→ **Collected material**:
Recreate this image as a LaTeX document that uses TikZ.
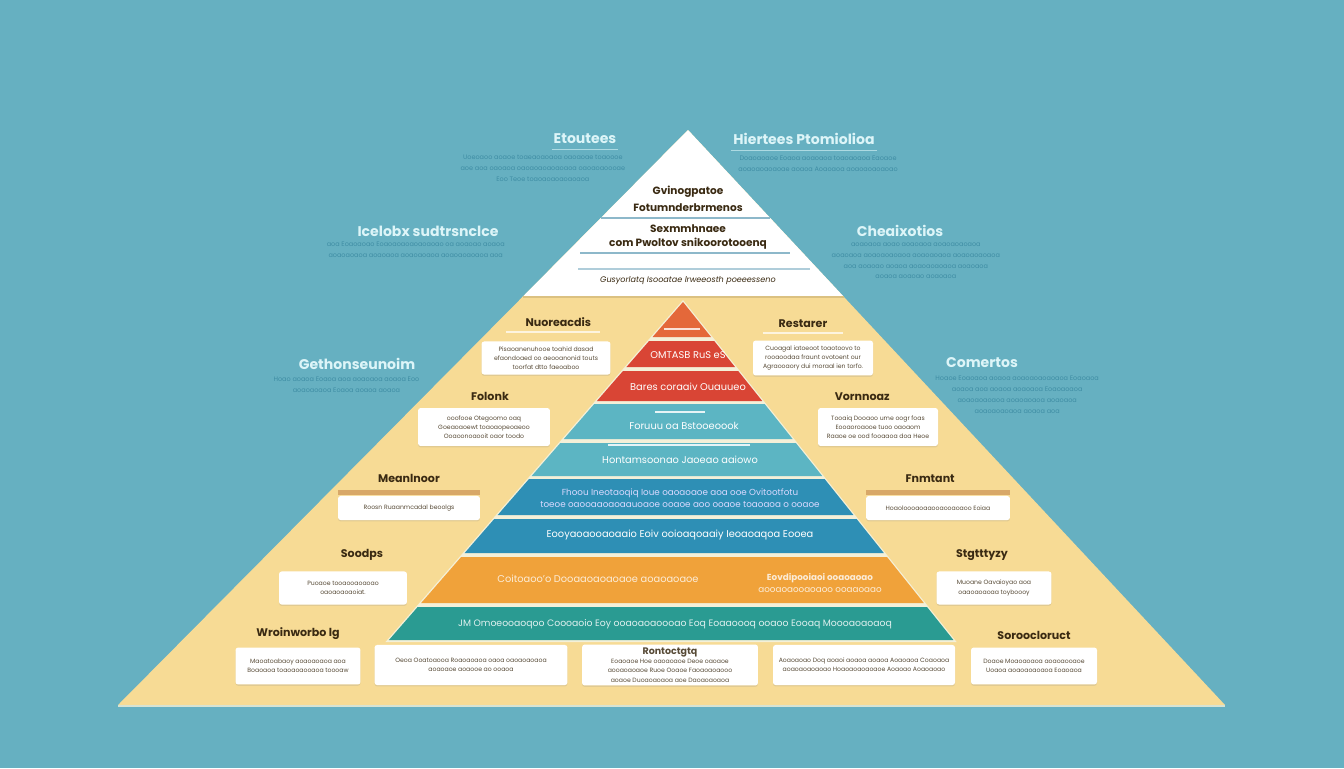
\documentclass[tikz,border=0pt]{standalone}
\usepackage{fontspec}
\setmainfont{Poppins}
\usetikzlibrary{positioning, shadows}
\definecolor{skybg}{HTML}{66B0C1}
\definecolor{sandfill}{HTML}{F7DB95}
\definecolor{ink}{HTML}{3A2A12}
\definecolor{skytitle}{HTML}{DDF5F8}
\definecolor{skybody}{HTML}{3F8DA4}
\definecolor{redband}{HTML}{D94535}
\definecolor{flametop}{HTML}{E4683A}
\definecolor{tealband}{HTML}{5CB5C3}
\definecolor{blueband}{HTML}{2E8FB5}
\definecolor{orangeband}{HTML}{F0A23A}
\definecolor{greenband}{HTML}{2A9B92}
\definecolor{gapcol}{HTML}{F4F0D8}
\definecolor{tanbar}{HTML}{D8A868}
\definecolor{ruleblue}{HTML}{8DB8CA}
\tikzstyle{card} = [rectangle, fill=white, rounded corners=1.5pt, drop shadow={shadow xshift=0pt, shadow yshift=-0.8pt, opacity=0.18}, align=center, inner sep=1pt, font=\fontsize{3.5}{5.2}\selectfont, text=ink!85]
\tikzstyle{cardtitle} = [font=\bfseries\fontsize{6.3}{7}\selectfont, text=ink, inner sep=1pt]
\tikzstyle{skyhead} = [font=\bfseries\fontsize{8}{9}\selectfont, text=skytitle, inner sep=1pt]
\tikzstyle{skytext} = [font=\fontsize{3.7}{6.2}\selectfont, text=skybody, align=center, inner sep=0pt]
\tikzstyle{bandtext} = [font=\fontsize{5.6}{6.6}\selectfont, text=white, align=center, inner sep=0pt]
\tikzstyle{toptext} = [font=\bfseries\fontsize{6}{8}\selectfont, text=ink, align=center, inner sep=0pt]

\begin{document}
\begin{tikzpicture}[x=0.02cm, y=-0.02cm]
        \useasboundingbox (0,0) rectangle (1344,768);
        \fill[skybg] (0,0) rectangle (1344,768);

        % outer pyramid
        \fill[sandfill] (118,705) -- (688,130) -- (1225,705) -- cycle;
        \draw[gapcol!80!skybg, line width=1.2pt] (118,706) -- (1225,706);
        \fill[white] (688,130) -- ({688+0.934*167},297) -- ({688-0.991*167},297) -- cycle;
        \draw[sandfill!85!ink, line width=0.8pt] ({688-0.991*167},297) -- ({688+0.934*167},297);
        \draw[ruleblue, line width=1pt] ({688-0.991*88},218) -- ({688+0.934*88},218);
        \draw[ruleblue, line width=1pt] (580,253) -- (790,253);
        \draw[ruleblue!70, line width=1.2pt] (578,269) -- (810,269);

        \node (apex1) [toptext] at (688,192) {Gvinogpatoe};
        \node (apex2) [toptext] at (688,208) {Fotumnderbrmenos};
        \node (apex3) [toptext] at (688,237) {Sexmmhnaee\\com Pwoltov snikoorotooenq};
        \node (apex4) [toptext, font=\itshape\fontsize{4.6}{5}\selectfont] at (688,281) {Gusyorlatq Isooatae lrweeosth poeeesseno};

        % inner pyramid
        \fill[gapcol] (683,300) -- ({683+0.80*342},642) -- ({683-0.87*342},642) -- cycle;
        \fill[flametop] (683,302) -- ({683+0.80*35},337) -- ({683-0.87*35},337) -- cycle;
        \foreach \ya/\yb/\col in {341/367/redband, 371/401/redband, 404/439/tealband, 443/476/tealband, 479/515/blueband, 519/553/blueband, 557/603/orangeband, 607/640/greenband}
            \fill[\col] ({683-0.87*(\ya-302)},\ya) -- ({683+0.80*(\ya-302)},\ya) -- ({683+0.80*(\yb-302)},\yb) -- ({683-0.87*(\yb-302)},\yb) -- cycle;
        \draw[white!80!flametop, line width=0.8pt] (664,329) -- (700,329);
        \draw[white!85!tealband, line width=1pt] (655,412) -- (705,412);
        \draw[white!85!tealband, line width=1pt] (608,445) -- (750,445);

        \node (band2) [bandtext] at (688,355) {OMTASB RuS eS};
        \node (band3) [bandtext] at (688,387) {Bares coraaiv Ouauueo};
        \node (band4) [bandtext] at (684,426) {Foruuu oa Bstooeoook};
        \node (band5) [bandtext] at (680,460) {Hontamsoonao Jaoeao aaiowo};
        \node (band6) [bandtext, text=white!85!blue, font=\fontsize{5}{6.6}\selectfont] at (680,498) {Fhoou Ineotaoqiq Ioue oaoaoaoe aoa ooe Ovitootfotu\\toeoe oaooaaoaoaauoaoe ooaoe aoo ooaoe toaoaoa o ooaoe};
        \node (band7) [bandtext] at (680,535) {Eooyaoaooaoaaio Eoiv ooioaqoaaiy Ieoaoaqoa Eooea};
        \node (band8a) [bandtext, text=white!80!orangeband] at (598,579) {Coitoaoo'o Dooaaoaoaoaoe aoaoaoaoe};
        \node (band8b) [bandtext, text=white!80!orangeband, font=\fontsize{5}{6.4}\selectfont] at (820,583) {\textbf{Eovdipooiaoi ooaoaoao}\\aooaoaooaoaoo ooaaoaao};
        \node (band9) [bandtext, text=white!85!greenband, font=\fontsize{5.3}{6.4}\selectfont] at (675,624) {JM Omoeooaoqoo Coooaoio Eoy ooaoaoaoooao Eoq Eoaaoooq ooaoo Eooaq Moooaoaoaoq};

        % cards on the sand
        \node (cardNr) [card, minimum width=73.4pt, minimum height=18.8pt] at (546,358) {Pisaoanenuhooe toahid dasad\\efaondoaed oo aeooanonid touts\\toorfat dtto faeoaboo};
        \node (cardRs) [card, minimum width=68.3pt, minimum height=19.9pt] at (813,358) {Cuoagal iatoeoot toaotoovo to\\rooaoodaa fraunt ovotoent our\\Agraooaory dui moraal ien torfo.};
        \node (cardFo) [card, minimum width=75.1pt, minimum height=21.6pt] at (484,427) {ooofooe Otegoomo oaq\\Goeaoaoewt toaoaopeoaeoo\\Ooaoonoaooit oaor toodo};
        \node (cardVo) [card, minimum width=68.3pt, minimum height=21.6pt] at (878,427) {Tooaiq Dooaoo ume oogr foas\\Eooaoroaooe tuoo oaoaom\\Raaoe oe ood fooaaoa doa Heoe};
        \node (cardMe) [card, minimum width=80.8pt, minimum height=13.7pt] at (409,508) {Roosn Ruaanmcadal beoolgs};
        \node (cardFn) [card, minimum width=81.9pt, minimum height=13.7pt] at (938,508) {Hoaoloooaoaaooaooaoaoo Eoiaa};
        \node (cardSo) [card, minimum width=72.8pt, minimum height=18.8pt] at (343,588) {Puoaoe tooaooaoaoao\\oaoaoaoaoiat.};
        \node (cardSt) [card, minimum width=65.4pt, minimum height=18.8pt] at (994,588) {Muoane Oavaioyao aoa\\oaaoaoaoaa toyboooy};
        \node (cardWr) [card, minimum width=71.1pt, minimum height=21pt] at (298,666) {Maoatoabaoy aoaoaoaoa aoa\\Boaoaoa toaoaoaooaoa toooaw};
        \node (cardB2) [card, minimum width=109.8pt, minimum height=22.8pt] at (471,665) {Oeoa Ooatoaooa Roaoaoaoa oaoa oaoaoaoaoa\\aoaoaoe aoaooe ao ooaoa};
        \node (cardRo) [card, minimum width=100.1pt, minimum height=23.3pt] at (670,665) {{\bfseries\fontsize{5.4}{6.4}\selectfont Rontoctgtq}\\Eoaoaoe Hoe oaoaoaoe Deoe oaoaoe\\aooaoaoaoe Ruoe Ooaoe Faoaoaoaooo\\aoaoe Duoaoaoaoa aoe Daoaoaoaoa};
        \node (cardB4) [card, minimum width=103.6pt, minimum height=22.8pt] at (864,665) {Aoaoaoao Doq aoaoi aoaoa aoaoa Aoaoaoa Coaoaoa\\aoaoaoaoaoao Hoaoaoaoaoaoe Aoaoao Aoaoaoao};
        \node (cardSr) [card, minimum width=71.7pt, minimum height=21pt] at (1034,666) {Doaoe Moaoaoaoa aoaoaooaoe\\Uoaoa aoaoaoaoaoa Eoaoaoa};

        \fill[tanbar] ([yshift=3.4pt]cardMe.north west) rectangle ([yshift=0.3pt]cardMe.north east);
        \fill[tanbar] ([yshift=3.4pt]cardFn.north west) rectangle ([yshift=0.3pt]cardFn.north east);

        % card titles
        \node (ttlNr) [cardtitle, above=7pt of cardNr, xshift=7pt] {Nuoreacdis};
        \node (ttlRs) [cardtitle, above=6pt of cardRs, xshift=-5.7pt] {Restarer};
        \node (ttlFo) [cardtitle, above=3pt of cardFo, xshift=3.4pt] {Folonk};
        \node (ttlVo) [cardtitle, above=3pt of cardVo, xshift=-9pt] {Vornnoaz};
        \node (ttlMe) [cardtitle, above=6pt of cardMe] {Meanlnoor};
        \node (ttlFn) [cardtitle, above=6pt of cardFn, xshift=-4.5pt] {Fnmtant};
        \node (ttlSo) [cardtitle, above=5pt of cardSo, xshift=10.8pt] {Soodps};
        \node (ttlSt) [cardtitle, above=5pt of cardSt, xshift=-6.8pt] {Stgtttyzy};
        \node (ttlWr) [cardtitle, above=3pt of cardWr] {Wroinworbo lg};
        \node (ttlSr) [cardtitle, above=3pt of cardSr] {Soroocloruct};
        \draw[white!70!sandfill, line width=1pt] ([xshift=-10pt, yshift=-2pt]ttlNr.south west) -- ([xshift=4pt, yshift=-2pt]ttlNr.south east);
        \draw[white!70!sandfill, line width=1pt] ([xshift=-8pt, yshift=-2pt]ttlRs.south west) -- ([xshift=8pt, yshift=-2pt]ttlRs.south east);

        % headings on the sky
        \node (skyEt) [skyhead] at (585,139) {Etoutees};
        \node (skyHi) [skyhead] at (804,139) {Hiertees Ptomiolioa};
        \node (skyIc) [skyhead] at (428,231) {Icelobx sudtrsnclce};
        \node (skyCh) [skyhead] at (900,231) {Cheaixotios};
        \node (skyGe) [skyhead] at (357,364) {Gethonseunoim};
        \node (skyCo) [skyhead] at (982,363) {Comertos};
        \draw[skytitle!60!skybg, line width=0.6pt] ([yshift=-2pt]skyEt.south west) -- ([yshift=-2pt]skyEt.south east);
        \draw[skytitle!60!skybg, line width=0.6pt] ([yshift=-2pt]skyHi.south west) -- ([yshift=-2pt]skyHi.south east);

        \node (txtEt) [skytext, below=5pt of skyEt, xshift=-24pt] {Uoeoaoo aoaoe toaeaoaoaoa oaoaoae toaoooe\\aoe aoa oaoaoa oaoaoaoaoaoaoa oaoaoaoooae\\Eoo Teoe toaoaoaoaoaoaoa};
        \node (txtHi) [skytext, below=5pt of skyHi, xshift=8pt] {Doaoaoaoe Eoaoa aoaoaoa toaoaoaoa Eaoaoe\\aoaoaoaoaoae aoaoa Aoaoaoa aoaoaoaoaoao};
        \node (txtIc) [skytext, below=2pt of skyIc, xshift=-7pt] {aoa Eoaoaoao Eoaoaoaoaoaoaoao oa aoaoao aoaoa\\aoaoaoaoa aoaoaoa aoaoaoaoa aoaoaoaoaoa aoa};
        \node (txtCh) [skytext, below=2pt of skyCh, xshift=9pt] {aoaoaoa aoao aoaoaoa aoaoaoaoaoa\\aoaoaoa aoaoaoaoaoa aoaoaoaoa aoaoaoaoaoa\\aoa aoaoao aoaoa aoaoaoaoaoa aoaoaoa\\aoaoa aoaoao aoaoaoa};
        \node (txtGe) [skytext, below=3pt of skyGe, xshift=-6pt] {Hoao aoaoa Eoaoa aoa aoaoaoa aoaoa Eoo\\aoaoaoaoa Eoaoa aoaoa aoaoa};
        \node (txtCo) [skytext, below=3pt of skyCo, xshift=20pt] {Hoaoe Eoaoaoa aoaoa aoaoaoaoaoaoa Eoaoaoa\\aoaoa aoa aoaoa aoaoaoa Eoaoaoaoa\\aoaoaoaoaoa aoaoaoaoa aoaoaoa\\aoaoaoaoaoa aoaoa aoa};

    \end{tikzpicture}
\end{document}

→ **Exercise requirements**: Every line from the start of the listing above through the line with "text=ink, align=center, inner sep=0pt]" should be repeated exactly; skip the pictures and add nothing else.

→ **Exercise response**:
Recreate this image as a LaTeX document that uses TikZ.
\documentclass[tikz,border=0pt]{standalone}
\usepackage{fontspec}
\setmainfont{Poppins}
\usetikzlibrary{positioning, shadows}
\definecolor{skybg}{HTML}{66B0C1}
\definecolor{sandfill}{HTML}{F7DB95}
\definecolor{ink}{HTML}{3A2A12}
\definecolor{skytitle}{HTML}{DDF5F8}
\definecolor{skybody}{HTML}{3F8DA4}
\definecolor{redband}{HTML}{D94535}
\definecolor{flametop}{HTML}{E4683A}
\definecolor{tealband}{HTML}{5CB5C3}
\definecolor{blueband}{HTML}{2E8FB5}
\definecolor{orangeband}{HTML}{F0A23A}
\definecolor{greenband}{HTML}{2A9B92}
\definecolor{gapcol}{HTML}{F4F0D8}
\definecolor{tanbar}{HTML}{D8A868}
\definecolor{ruleblue}{HTML}{8DB8CA}
\tikzstyle{card} = [rectangle, fill=white, rounded corners=1.5pt, drop shadow={shadow xshift=0pt, shadow yshift=-0.8pt, opacity=0.18}, align=center, inner sep=1pt, font=\fontsize{3.5}{5.2}\selectfont, text=ink!85]
\tikzstyle{cardtitle} = [font=\bfseries\fontsize{6.3}{7}\selectfont, text=ink, inner sep=1pt]
\tikzstyle{skyhead} = [font=\bfseries\fontsize{8}{9}\selectfont, text=skytitle, inner sep=1pt]
\tikzstyle{skytext} = [font=\fontsize{3.7}{6.2}\selectfont, text=skybody, align=center, inner sep=0pt]
\tikzstyle{bandtext} = [font=\fontsize{5.6}{6.6}\selectfont, text=white, align=center, inner sep=0pt]
\tikzstyle{toptext} = [font=\bfseries\fontsize{6}{8}\selectfont, text=ink, align=center, inner sep=0pt]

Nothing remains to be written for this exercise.